Usually, I wouldn't even dream of putting a challah-stuffed turkey with a Manischewitz marinade in my mouth. This year, I might have to make an exception, because Thanksgivukkah is coming.

Thanksgivukkah is the overlap of Hanukkah, the eight-day-long Jewish Festival of Lights, and Thanksgiving. We're lucky that the most recent occurrence was only 125 years ago; the next time the two holidays intersect is more than 70,000 years away.

Thanksgivukkah
The first day of Hanukkah and Thanksgiving fall on the same day this year. (Curtis Compton/Atlanta Journal-Constitution/MCT)

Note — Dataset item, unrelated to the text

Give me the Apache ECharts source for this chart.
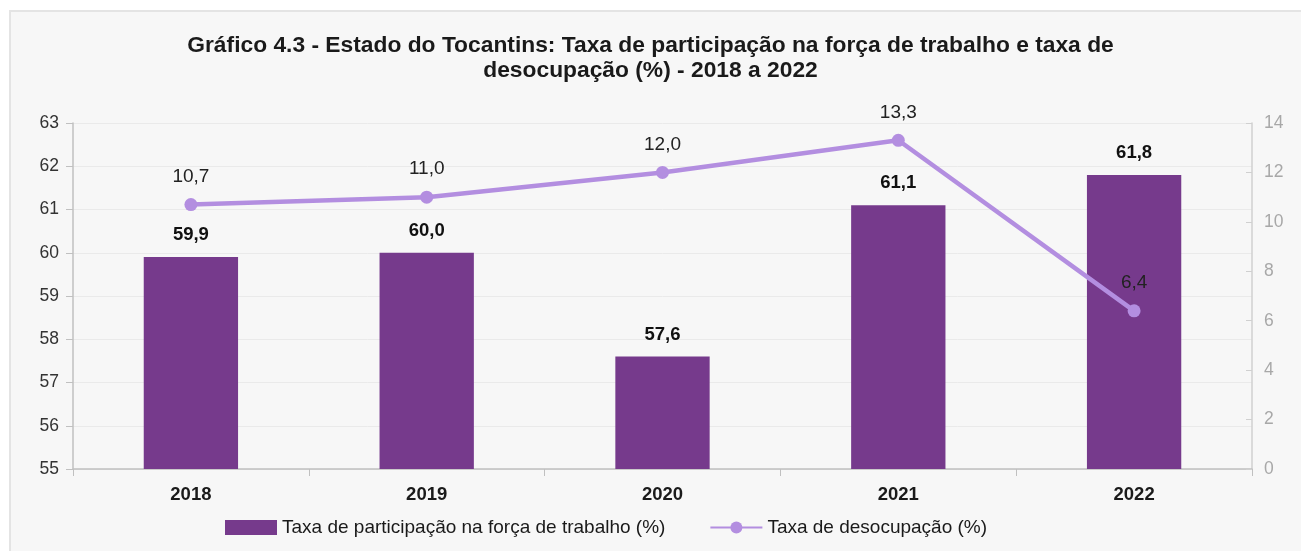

For this reason, I'm more excited for Hanukkah than ever. And I'm in good company; the holiday has become a pop-culture phenomenon, with devoted Facebook pages and Twitter feeds. Browsing through blogs, I've seen the strangest combinations of turkey, cranberries, and gelt (the gold coins traditionally used to play dreidel) imaginable. My family is even going to a latke-tasting event, where the traditional potato pancakes are supplemented with sweet potatoes and stuffing. I'm most looking forward to the cranberry sufganiyot (doughnuts filled with jelly, usually raspberry, and served on Hanukkah nights).

The holiday has perfect timing. This year is the first one in about a decade that I will celebrate Thanksgiving in California. Rather than flying back East, my immediate family is hosting a small number of grandparents and cousins. The holidays' intersection creates a convenient two-birds-with-one-stone situation. Not only can we enjoy our traditional Thanksgiving feast as one big family, we also get to light Hanukkah candles together for the first time.

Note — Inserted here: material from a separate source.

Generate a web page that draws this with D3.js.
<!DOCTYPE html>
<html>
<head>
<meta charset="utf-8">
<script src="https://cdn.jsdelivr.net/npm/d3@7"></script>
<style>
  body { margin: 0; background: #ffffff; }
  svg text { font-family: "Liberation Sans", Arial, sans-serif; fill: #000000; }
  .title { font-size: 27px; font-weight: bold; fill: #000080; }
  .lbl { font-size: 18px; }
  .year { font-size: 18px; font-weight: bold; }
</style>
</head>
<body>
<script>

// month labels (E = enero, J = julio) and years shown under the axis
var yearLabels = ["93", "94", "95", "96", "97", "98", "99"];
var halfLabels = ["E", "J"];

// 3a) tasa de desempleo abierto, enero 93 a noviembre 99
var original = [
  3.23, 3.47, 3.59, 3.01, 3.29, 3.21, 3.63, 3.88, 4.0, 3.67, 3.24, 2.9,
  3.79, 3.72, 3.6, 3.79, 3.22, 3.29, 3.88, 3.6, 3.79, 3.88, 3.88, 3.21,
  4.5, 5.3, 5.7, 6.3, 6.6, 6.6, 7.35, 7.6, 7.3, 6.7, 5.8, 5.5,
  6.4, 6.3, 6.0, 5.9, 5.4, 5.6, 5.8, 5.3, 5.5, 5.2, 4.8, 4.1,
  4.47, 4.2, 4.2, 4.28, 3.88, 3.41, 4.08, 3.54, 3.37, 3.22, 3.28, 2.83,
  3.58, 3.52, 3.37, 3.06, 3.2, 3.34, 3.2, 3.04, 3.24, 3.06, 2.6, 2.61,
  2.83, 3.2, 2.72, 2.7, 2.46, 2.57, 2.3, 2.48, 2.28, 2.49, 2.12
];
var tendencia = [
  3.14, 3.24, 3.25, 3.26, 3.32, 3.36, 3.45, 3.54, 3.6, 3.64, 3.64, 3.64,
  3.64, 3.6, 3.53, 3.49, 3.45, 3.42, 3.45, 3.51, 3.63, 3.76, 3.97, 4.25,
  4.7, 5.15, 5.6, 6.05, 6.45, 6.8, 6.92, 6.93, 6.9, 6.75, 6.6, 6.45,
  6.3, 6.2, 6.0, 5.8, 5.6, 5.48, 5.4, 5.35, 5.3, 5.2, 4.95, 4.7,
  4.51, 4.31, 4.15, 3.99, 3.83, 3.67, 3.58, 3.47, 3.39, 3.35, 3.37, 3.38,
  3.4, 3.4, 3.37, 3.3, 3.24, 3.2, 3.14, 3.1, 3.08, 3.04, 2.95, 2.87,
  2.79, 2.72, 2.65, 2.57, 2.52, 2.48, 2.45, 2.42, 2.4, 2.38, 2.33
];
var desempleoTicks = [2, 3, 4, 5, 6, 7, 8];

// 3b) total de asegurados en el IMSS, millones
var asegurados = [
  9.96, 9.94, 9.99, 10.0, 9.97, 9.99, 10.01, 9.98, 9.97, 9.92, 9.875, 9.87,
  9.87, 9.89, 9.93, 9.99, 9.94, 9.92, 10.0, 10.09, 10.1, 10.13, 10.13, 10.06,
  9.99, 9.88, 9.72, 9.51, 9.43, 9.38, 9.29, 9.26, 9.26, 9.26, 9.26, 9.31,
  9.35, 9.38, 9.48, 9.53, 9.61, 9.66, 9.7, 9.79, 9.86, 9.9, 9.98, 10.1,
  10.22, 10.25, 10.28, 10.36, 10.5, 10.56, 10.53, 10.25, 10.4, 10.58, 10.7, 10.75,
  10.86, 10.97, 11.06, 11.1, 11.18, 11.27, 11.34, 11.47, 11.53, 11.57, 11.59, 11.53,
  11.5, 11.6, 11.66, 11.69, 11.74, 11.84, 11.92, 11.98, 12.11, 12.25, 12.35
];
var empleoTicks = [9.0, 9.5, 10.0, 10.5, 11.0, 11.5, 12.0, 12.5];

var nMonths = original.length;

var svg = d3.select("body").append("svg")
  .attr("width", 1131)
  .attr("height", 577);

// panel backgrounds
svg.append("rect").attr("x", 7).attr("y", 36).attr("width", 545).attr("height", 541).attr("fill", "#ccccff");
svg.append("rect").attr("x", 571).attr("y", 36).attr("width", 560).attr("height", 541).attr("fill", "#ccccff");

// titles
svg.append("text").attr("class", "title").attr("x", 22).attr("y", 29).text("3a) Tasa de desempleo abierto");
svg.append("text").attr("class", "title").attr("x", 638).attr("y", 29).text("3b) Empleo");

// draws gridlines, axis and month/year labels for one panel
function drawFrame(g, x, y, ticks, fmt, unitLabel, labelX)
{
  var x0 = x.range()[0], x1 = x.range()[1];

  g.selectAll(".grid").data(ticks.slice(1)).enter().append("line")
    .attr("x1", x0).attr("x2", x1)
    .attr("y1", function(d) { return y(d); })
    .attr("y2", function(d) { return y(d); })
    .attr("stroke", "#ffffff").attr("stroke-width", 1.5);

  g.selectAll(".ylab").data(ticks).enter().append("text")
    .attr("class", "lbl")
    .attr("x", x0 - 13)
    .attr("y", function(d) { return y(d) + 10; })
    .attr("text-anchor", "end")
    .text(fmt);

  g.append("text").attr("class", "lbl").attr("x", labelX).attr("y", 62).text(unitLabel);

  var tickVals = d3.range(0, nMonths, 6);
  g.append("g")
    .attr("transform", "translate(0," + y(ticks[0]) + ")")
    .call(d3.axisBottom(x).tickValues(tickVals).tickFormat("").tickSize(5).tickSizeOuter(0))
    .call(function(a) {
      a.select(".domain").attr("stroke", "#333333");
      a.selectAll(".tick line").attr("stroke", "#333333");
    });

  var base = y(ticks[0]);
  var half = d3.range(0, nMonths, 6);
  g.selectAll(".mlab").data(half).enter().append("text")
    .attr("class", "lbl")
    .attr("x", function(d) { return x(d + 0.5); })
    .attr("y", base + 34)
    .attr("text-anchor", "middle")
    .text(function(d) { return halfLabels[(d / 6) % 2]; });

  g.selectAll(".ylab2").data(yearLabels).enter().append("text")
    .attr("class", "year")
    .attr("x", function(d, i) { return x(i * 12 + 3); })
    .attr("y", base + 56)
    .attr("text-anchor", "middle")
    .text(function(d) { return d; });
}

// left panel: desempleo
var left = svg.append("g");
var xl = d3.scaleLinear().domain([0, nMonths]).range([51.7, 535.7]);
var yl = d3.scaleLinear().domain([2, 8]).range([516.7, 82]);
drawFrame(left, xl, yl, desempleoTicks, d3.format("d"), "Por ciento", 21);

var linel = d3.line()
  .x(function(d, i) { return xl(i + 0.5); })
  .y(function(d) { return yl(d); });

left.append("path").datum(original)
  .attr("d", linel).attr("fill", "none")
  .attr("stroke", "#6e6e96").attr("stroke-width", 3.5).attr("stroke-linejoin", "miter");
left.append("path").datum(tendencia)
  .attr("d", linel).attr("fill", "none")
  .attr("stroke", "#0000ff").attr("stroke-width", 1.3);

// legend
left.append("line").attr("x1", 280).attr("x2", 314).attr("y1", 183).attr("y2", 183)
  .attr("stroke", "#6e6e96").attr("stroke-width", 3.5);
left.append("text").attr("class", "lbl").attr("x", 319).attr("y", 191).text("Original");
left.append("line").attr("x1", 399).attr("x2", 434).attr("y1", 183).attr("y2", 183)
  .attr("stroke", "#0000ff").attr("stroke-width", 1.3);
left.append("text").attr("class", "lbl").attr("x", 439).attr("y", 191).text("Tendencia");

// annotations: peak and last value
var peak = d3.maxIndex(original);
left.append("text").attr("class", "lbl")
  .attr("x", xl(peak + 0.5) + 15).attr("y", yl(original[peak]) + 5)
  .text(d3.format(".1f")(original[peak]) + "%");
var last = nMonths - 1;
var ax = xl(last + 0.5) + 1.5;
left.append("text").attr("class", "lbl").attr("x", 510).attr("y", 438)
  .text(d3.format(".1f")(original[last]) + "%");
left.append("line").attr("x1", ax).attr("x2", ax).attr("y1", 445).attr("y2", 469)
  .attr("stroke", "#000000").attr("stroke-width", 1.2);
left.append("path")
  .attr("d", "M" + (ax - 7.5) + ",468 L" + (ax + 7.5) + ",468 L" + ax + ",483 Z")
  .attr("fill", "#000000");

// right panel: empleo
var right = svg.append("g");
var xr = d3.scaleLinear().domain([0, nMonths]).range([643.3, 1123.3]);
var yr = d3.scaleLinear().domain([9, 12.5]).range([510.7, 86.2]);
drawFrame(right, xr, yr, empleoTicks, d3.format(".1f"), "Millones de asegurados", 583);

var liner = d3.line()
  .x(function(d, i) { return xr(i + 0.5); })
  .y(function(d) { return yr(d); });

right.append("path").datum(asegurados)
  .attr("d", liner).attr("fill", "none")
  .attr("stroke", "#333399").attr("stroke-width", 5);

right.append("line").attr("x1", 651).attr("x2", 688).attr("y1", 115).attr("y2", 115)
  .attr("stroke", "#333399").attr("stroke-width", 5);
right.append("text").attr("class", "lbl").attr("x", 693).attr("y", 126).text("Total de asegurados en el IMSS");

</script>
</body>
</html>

I'm grateful for that. Preparing for the big day, I've come to realize that Thanksgiving isn't all that different from Hanukkah. The two holidays are about life: celebrating it, fighting for it and, most of all, enjoying it. The details might differ -- the Jews fought the Greeks, the Pilgrims battled hunger -- but on both holidays, we recall the importance of appreciating what we were given. We give thanks to those we take for granted, and we remember how lucky we are. We honor our ancestors' memory by reliving their struggles and celebrating their triumphs.

That's the beauty of Thanksgivukkah: It reminds us that, no matter what holiday we celebrate or religion we follow, our conflicts and our victories are not that different.